Até a edição da IN nº 243 vigorava a regra prevista na IN nº 32, de 2001. Por esta norma, o valor agregado do produto não era totalmente excluído para cálculo do limite autorizado para dedução no IR e na CSLL. A partir de 2002, porém, o valor agregado no produto para revenda foi retirado do cálculo. Isso, na prática, diminuiu o limite de descontos na apuração dos tributos e, consequentemente, aumentou o montante a ser recolhido. “O novo método atende melhor a finalidade da lei de evitar a manipulação de preços de importados e o pagamento de um menor valor de tributos”, diz o procurador da Fazenda Nacional Moisés de Sousa Carvalho.
Ao analisar o caso da farmacêutica Sanofi, além de decidir pela legalidade da instrução normativa, os conselheiros concluíram que “apesar de a IN 243 alterar a IN 32, isso não significa dizer que ela extrapolou a autorização legal”. Por meio de nota, a Sanofi informou que ainda não foi intimada da decisão e “permanece confiante na qualidade do direito que fundamenta o seu pleito”.
Para a advogada da Pfizer e da Delphi, Luciana Galhardo, sócia do escritório Pinheiro Neto Advogados, três aspectos contam a favor dos contribuintes: os pareceres, o tempo de análise do assunto no Carf e a recente mudança nas regras do preço de transferência por meio da Medida Provisória nº 563 – que poderá ser convertida em lei nos próximos dias. “A necessidade de incluir a regra em medida provisória comprova a falta de previsão legal”, diz. O procurador da Fazenda Nacional afirma, entretanto, que a “medida provisória veio acabar com o litígio e não para legalizar a regra”.
Os dois processos são considerados por tributaristas excelentes precedentes para discutir a questão e tentar reverter decisões desfavoráveis às empresas na Câmara Superior do órgão, última instância administrativa. No Carf, o requisito para recorrer de decisões de turmas é apresentar um acórdão com entendimento diferente.

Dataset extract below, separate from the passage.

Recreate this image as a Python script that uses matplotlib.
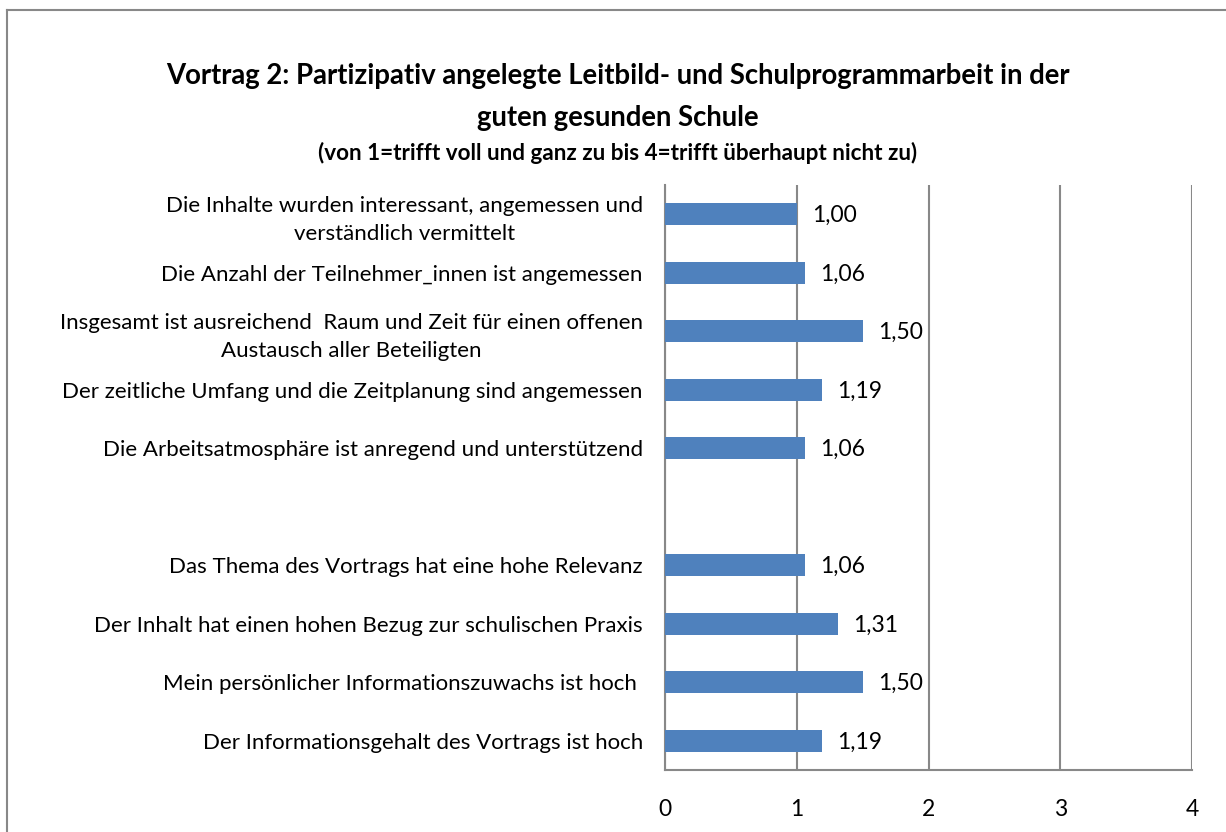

A expectativa de advogados e dos procuradores da Fazenda é que todos os casos analisados até agora cheguem à Câmara Superior. De nove turmas ordinárias do conselho, apenas uma ainda não analisou a questão. A 1ª Turma da 1ª Câmara, porém, deve julgar um recurso da farmacêutica Eli Lilly do Brasil em setembro. “O cenário favorável à Fazenda é mais um argumento, mas não é decisivo”, diz o procurador da Fazenda. “Na Câmara Superior, a discussão começa praticamente da estaca zero.”